__Objective__: Transcribe the material word for word, but without the images.
— start —
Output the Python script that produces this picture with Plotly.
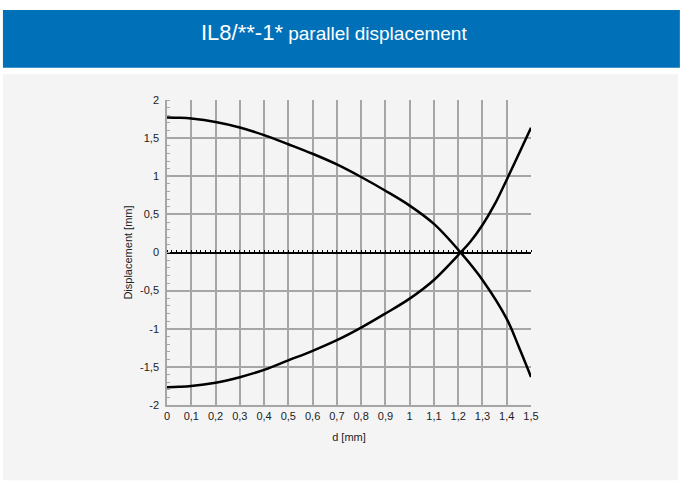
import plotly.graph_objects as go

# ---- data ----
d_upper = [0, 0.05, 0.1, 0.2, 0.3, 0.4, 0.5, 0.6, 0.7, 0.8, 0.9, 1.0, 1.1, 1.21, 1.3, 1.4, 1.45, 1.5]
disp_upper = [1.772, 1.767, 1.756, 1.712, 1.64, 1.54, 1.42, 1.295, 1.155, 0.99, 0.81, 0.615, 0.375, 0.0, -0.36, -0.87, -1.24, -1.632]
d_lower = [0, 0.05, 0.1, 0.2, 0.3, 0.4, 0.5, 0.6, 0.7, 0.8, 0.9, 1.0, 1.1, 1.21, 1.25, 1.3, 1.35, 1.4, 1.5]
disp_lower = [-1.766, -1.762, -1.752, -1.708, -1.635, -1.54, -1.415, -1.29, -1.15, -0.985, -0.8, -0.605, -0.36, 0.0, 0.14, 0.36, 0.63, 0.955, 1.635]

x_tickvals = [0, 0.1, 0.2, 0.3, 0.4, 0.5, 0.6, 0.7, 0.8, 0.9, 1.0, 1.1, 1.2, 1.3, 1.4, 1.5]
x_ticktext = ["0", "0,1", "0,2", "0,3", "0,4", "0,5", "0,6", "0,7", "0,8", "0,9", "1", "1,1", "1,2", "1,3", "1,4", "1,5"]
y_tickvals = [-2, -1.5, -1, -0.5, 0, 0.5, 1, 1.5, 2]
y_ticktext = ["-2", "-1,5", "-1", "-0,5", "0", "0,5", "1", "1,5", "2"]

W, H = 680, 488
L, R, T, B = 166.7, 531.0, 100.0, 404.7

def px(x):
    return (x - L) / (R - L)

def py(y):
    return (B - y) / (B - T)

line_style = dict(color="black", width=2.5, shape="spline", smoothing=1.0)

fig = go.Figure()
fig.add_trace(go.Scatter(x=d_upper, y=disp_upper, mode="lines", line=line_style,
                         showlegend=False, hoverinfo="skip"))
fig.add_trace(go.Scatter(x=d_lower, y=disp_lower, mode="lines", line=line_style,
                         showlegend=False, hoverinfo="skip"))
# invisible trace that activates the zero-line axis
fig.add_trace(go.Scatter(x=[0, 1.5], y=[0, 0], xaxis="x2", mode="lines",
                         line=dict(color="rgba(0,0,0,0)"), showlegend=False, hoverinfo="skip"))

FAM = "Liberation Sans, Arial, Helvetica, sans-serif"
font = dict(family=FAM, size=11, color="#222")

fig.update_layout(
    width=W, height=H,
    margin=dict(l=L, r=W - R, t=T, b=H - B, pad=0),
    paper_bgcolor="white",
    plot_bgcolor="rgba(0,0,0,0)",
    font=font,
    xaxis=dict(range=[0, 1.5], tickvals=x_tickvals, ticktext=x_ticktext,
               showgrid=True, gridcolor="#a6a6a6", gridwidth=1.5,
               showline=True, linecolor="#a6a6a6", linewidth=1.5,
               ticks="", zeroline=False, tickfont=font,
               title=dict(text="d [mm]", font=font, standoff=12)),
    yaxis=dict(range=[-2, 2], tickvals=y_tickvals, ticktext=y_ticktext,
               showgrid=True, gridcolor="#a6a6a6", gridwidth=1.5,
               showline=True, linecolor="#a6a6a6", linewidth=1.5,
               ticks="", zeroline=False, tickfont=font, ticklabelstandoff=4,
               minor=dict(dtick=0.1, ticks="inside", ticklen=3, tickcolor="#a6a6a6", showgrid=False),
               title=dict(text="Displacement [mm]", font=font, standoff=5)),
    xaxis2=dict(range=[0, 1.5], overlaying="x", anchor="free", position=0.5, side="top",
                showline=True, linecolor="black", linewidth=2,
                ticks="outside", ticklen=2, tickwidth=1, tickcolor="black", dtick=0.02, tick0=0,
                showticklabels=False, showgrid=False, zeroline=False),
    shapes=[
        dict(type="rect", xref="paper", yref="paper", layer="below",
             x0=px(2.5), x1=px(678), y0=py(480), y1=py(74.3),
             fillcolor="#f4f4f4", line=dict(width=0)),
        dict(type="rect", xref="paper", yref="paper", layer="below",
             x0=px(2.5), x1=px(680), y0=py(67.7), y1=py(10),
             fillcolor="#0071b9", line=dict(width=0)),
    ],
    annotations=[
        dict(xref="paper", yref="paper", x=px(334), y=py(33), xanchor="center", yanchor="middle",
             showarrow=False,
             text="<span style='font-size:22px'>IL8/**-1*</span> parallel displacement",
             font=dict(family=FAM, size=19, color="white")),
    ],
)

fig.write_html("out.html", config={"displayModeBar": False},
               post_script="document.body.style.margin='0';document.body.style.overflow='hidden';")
— end —
__Response to this task__:
Output the Python script that produces this picture with Plotly.
import plotly.graph_objects as go

# ---- data ----
d_upper = [0, 0.05, 0.1, 0.2, 0.3, 0.4, 0.5, 0.6, 0.7, 0.8, 0.9, 1.0, 1.1, 1.21, 1.3, 1.4, 1.45, 1.5]
disp_upper = [1.772, 1.767, 1.756, 1.712, 1.64, 1.54, 1.42, 1.295, 1.155, 0.99, 0.81, 0.615, 0.375, 0.0, -0.36, -0.87, -1.24, -1.632]
d_lower = [0, 0.05, 0.1, 0.2, 0.3, 0.4, 0.5, 0.6, 0.7, 0.8, 0.9, 1.0, 1.1, 1.21, 1.25, 1.3, 1.35, 1.4, 1.5]
disp_lower = [-1.766, -1.762, -1.752, -1.708, -1.635, -1.54, -1.415, -1.29, -1.15, -0.985, -0.8, -0.605, -0.36, 0.0, 0.14, 0.36, 0.63, 0.955, 1.635]

x_tickvals = [0, 0.1, 0.2, 0.3, 0.4, 0.5, 0.6, 0.7, 0.8, 0.9, 1.0, 1.1, 1.2, 1.3, 1.4, 1.5]
x_ticktext = ["0", "0,1", "0,2", "0,3", "0,4", "0,5", "0,6", "0,7", "0,8", "0,9", "1", "1,1", "1,2", "1,3", "1,4", "1,5"]
y_tickvals = [-2, -1.5, -1, -0.5, 0, 0.5, 1, 1.5, 2]
y_ticktext = ["-2", "-1,5", "-1", "-0,5", "0", "0,5", "1", "1,5", "2"]

W, H = 680, 488
L, R, T, B = 166.7, 531.0, 100.0, 404.7

def px(x):
    return (x - L) / (R - L)

def py(y):
    return (B - y) / (B - T)

line_style = dict(color="black", width=2.5, shape="spline", smoothing=1.0)

fig = go.Figure()
fig.add_trace(go.Scatter(x=d_upper, y=disp_upper, mode="lines", line=line_style,
                         showlegend=False, hoverinfo="skip"))
fig.add_trace(go.Scatter(x=d_lower, y=disp_lower, mode="lines", line=line_style,
                         showlegend=False, hoverinfo="skip"))
# invisible trace that activates the zero-line axis
fig.add_trace(go.Scatter(x=[0, 1.5], y=[0, 0], xaxis="x2", mode="lines",
                         line=dict(color="rgba(0,0,0,0)"), showlegend=False, hoverinfo="skip"))

FAM = "Liberation Sans, Arial, Helvetica, sans-serif"
font = dict(family=FAM, size=11, color="#222")

fig.update_layout(
    width=W, height=H,
    margin=dict(l=L, r=W - R, t=T, b=H - B, pad=0),
    paper_bgcolor="white",
    plot_bgcolor="rgba(0,0,0,0)",
    font=font,
    xaxis=dict(range=[0, 1.5], tickvals=x_tickvals, ticktext=x_ticktext,
               showgrid=True, gridcolor="#a6a6a6", gridwidth=1.5,
               showline=True, linecolor="#a6a6a6", linewidth=1.5,
               ticks="", zeroline=False, tickfont=font,
               title=dict(text="d [mm]", font=font, standoff=12)),
    yaxis=dict(range=[-2, 2], tickvals=y_tickvals, ticktext=y_ticktext,
               showgrid=True, gridcolor="#a6a6a6", gridwidth=1.5,
               showline=True, linecolor="#a6a6a6", linewidth=1.5,
               ticks="", zeroline=False, tickfont=font, ticklabelstandoff=4,
               minor=dict(dtick=0.1, ticks="inside", ticklen=3, tickcolor="#a6a6a6", showgrid=False),
               title=dict(text="Displacement [mm]", font=font, standoff=5)),
    xaxis2=dict(range=[0, 1.5], overlaying="x", anchor="free", position=0.5, side="top",
                showline=True, linecolor="black", linewidth=2,
                ticks="outside", ticklen=2, tickwidth=1, tickcolor="black", dtick=0.02, tick0=0,
                showticklabels=False, showgrid=False, zeroline=False),
    shapes=[
        dict(type="rect", xref="paper", yref="paper", layer="below",
             x0=px(2.5), x1=px(678), y0=py(480), y1=py(74.3),
             fillcolor="#f4f4f4", line=dict(width=0)),
        dict(type="rect", xref="paper", yref="paper", layer="below",
             x0=px(2.5), x1=px(680), y0=py(67.7), y1=py(10),
             fillcolor="#0071b9", line=dict(width=0)),
    ],
    annotations=[
        dict(xref="paper", yref="paper", x=px(334), y=py(33), xanchor="center", yanchor="middle",
             showarrow=False,
             text="<span style='font-size:22px'>IL8/**-1*</span> parallel displacement",
             font=dict(family=FAM, size=19, color="white")),
    ],
)

fig.write_html("out.html", config={"displayModeBar": False},
               post_script="document.body.style.margin='0';document.body.style.overflow='hidden';")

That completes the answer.